В январе же Петербургский цензурный комитет потребовал от редакции «Гражданина» сообщить, есть ли у нее разрешение министра двора на напечатание во втором номере журнала за 1874 г. статьи «Великая княгиня Мария Александровна», а также «известия о высочайших особах», изложенного в «Петербургском обозрении». [49] Достоевскому грозил новый судебный процесс. Но докладная записка, в которой объяснялось, что все сведения были взяты из официальных источников или иностранных газет, удовлетворила цензурные инстанции, и репрессий против журнала не последовало. Более опасные последствия имела публикация статьи «Два слова по поводу мнения князя Бисмарка о русских немцах». [50] «Мнение» Бисмарка, которое приводилось в этой статье, касалось прибалтийских немцев.
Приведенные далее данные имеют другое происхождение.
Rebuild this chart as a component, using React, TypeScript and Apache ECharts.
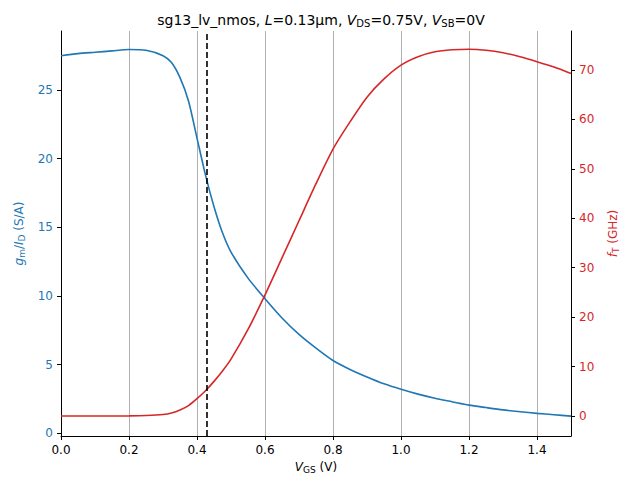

Бисмарк сказал, что обрусевший немец «никуда не годен, лишаясь добродетелей немца и заражаясь всеми пороками русских».[51] По-видимому, «Два слова…» вызвали неудовольствие самого царя, ибо не цензурное ведомство, а непосредственно министерство внутренних дел объявило 12 марта 1874 г. «Гражданину» первое предупреждение за «высказанные в самых резких выражениях совершенно превратные суждения, клонящиеся к возбуждению вражды против одной из частей населения империи».[52] В связи с этой правительственной мерой находится, по-видимому, окончательное решение Достоевского отказаться от уже давно тяготившей его редакторской работы в «Гражданине». Впрочем, еще 22 февраля хорошо осведомленный Страхов под секретом сообщал Толстому, что Достоевский откажется от «Гражданина» в половине марта.[53]